- [JOB]: Repeat the lines below exactly as they appear, but leave out the images.

■ ■ ■ ■ ■ ■ ■

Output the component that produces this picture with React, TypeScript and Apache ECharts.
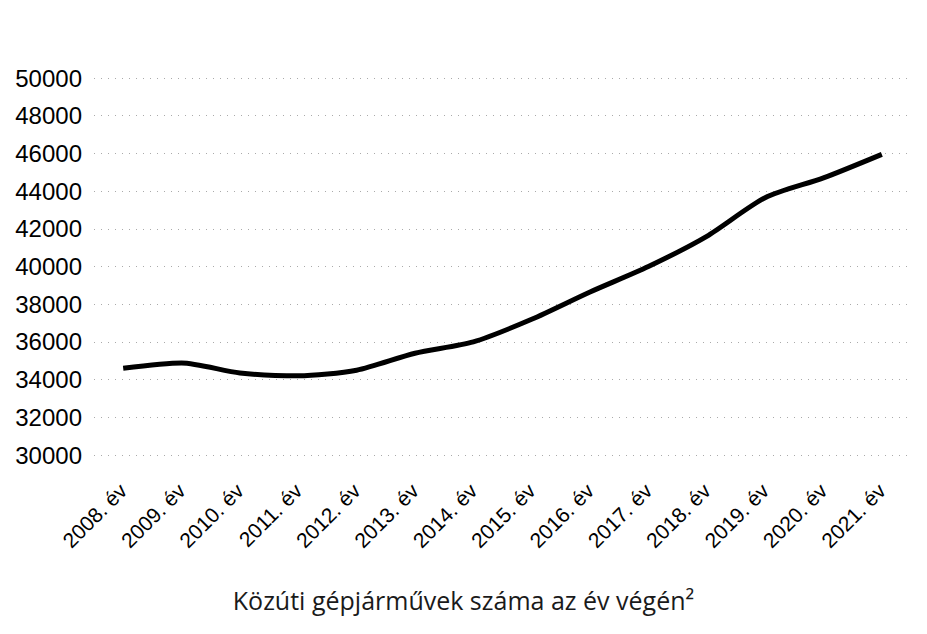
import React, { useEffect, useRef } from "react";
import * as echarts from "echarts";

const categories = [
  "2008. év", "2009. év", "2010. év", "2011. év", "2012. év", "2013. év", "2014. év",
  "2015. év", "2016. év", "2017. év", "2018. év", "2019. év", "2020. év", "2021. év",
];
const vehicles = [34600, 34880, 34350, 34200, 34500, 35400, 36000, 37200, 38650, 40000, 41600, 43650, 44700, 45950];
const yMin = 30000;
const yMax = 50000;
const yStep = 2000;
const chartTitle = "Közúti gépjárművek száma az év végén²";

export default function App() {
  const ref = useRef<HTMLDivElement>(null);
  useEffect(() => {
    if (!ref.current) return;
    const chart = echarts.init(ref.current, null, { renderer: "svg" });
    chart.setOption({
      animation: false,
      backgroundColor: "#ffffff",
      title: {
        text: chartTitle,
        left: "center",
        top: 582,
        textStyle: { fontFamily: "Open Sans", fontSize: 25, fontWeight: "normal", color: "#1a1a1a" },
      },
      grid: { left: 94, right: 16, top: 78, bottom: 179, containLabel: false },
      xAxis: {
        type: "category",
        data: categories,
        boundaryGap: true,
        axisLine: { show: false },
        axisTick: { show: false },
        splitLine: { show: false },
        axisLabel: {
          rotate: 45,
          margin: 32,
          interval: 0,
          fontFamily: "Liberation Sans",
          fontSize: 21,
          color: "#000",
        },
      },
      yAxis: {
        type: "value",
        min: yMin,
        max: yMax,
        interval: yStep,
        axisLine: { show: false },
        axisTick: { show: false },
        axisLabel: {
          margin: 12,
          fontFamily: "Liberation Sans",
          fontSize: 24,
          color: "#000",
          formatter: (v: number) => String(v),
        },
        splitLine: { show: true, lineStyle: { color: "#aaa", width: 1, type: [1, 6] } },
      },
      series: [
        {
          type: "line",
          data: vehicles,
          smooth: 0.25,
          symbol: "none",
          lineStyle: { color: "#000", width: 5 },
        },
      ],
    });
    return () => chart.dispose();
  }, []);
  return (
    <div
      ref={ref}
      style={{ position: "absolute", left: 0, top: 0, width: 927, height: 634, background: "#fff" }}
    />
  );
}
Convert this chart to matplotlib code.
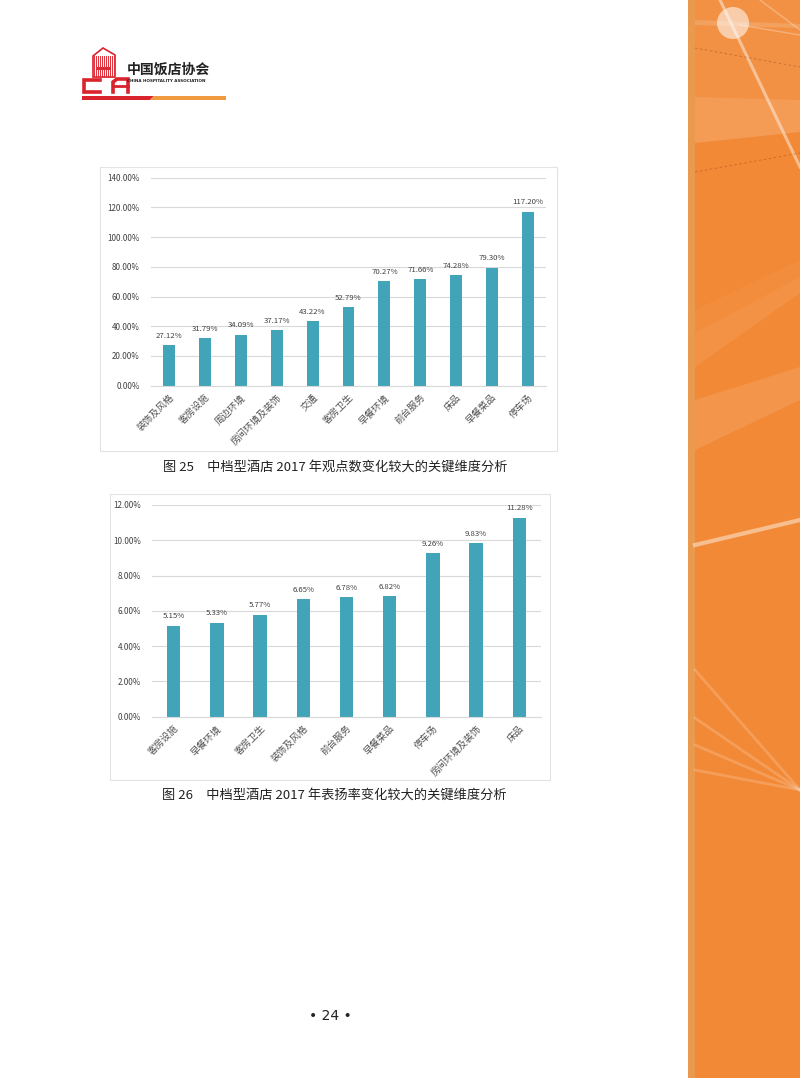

■ ■ ■ ■ ■ ■ ■

- [OUTPUT OF THE EXERCISE]:
Output the component that produces this picture with React, TypeScript and Apache ECharts.
import React, { useEffect, useRef } from "react";
import * as echarts from "echarts";

const categories = [
  "2008. év", "2009. év", "2010. év", "2011. év", "2012. év", "2013. év", "2014. év",
  "2015. év", "2016. év", "2017. év", "2018. év", "2019. év", "2020. év", "2021. év",
];
const vehicles = [34600, 34880, 34350, 34200, 34500, 35400, 36000, 37200, 38650, 40000, 41600, 43650, 44700, 45950];
const yMin = 30000;
const yMax = 50000;
const yStep = 2000;
const chartTitle = "Közúti gépjárművek száma az év végén²";

export default function App() {
  const ref = useRef<HTMLDivElement>(null);
  useEffect(() => {
    if (!ref.current) return;
    const chart = echarts.init(ref.current, null, { renderer: "svg" });
    chart.setOption({
      animation: false,
      backgroundColor: "#ffffff",
      title: {
        text: chartTitle,
        left: "center",
        top: 582,
        textStyle: { fontFamily: "Open Sans", fontSize: 25, fontWeight: "normal", color: "#1a1a1a" },
      },
      grid: { left: 94, right: 16, top: 78, bottom: 179, containLabel: false },
      xAxis: {
        type: "category",
        data: categories,
        boundaryGap: true,
        axisLine: { show: false },
        axisTick: { show: false },
        splitLine: { show: false },
        axisLabel: {
          rotate: 45,
          margin: 32,
          interval: 0,
          fontFamily: "Liberation Sans",
          fontSize: 21,
          color: "#000",
        },
      },
      yAxis: {
        type: "value",
        min: yMin,
        max: yMax,
        interval: yStep,
        axisLine: { show: false },
        axisTick: { show: false },
        axisLabel: {
          margin: 12,
          fontFamily: "Liberation Sans",
          fontSize: 24,
          color: "#000",
          formatter: (v: number) => String(v),
        },
        splitLine: { show: true, lineStyle: { color: "#aaa", width: 1, type: [1, 6] } },
      },
      series: [
        {
          type: "line",
          data: vehicles,
          smooth: 0.25,
          symbol: "none",
          lineStyle: { color: "#000", width: 5 },
        },
      ],
    });
    return () => chart.dispose();
  }, []);
  return (
    <div
      ref={ref}
      style={{ position: "absolute", left: 0, top: 0, width: 927, height: 634, background: "#fff" }}
    />
  );
}
Convert this chart to matplotlib code.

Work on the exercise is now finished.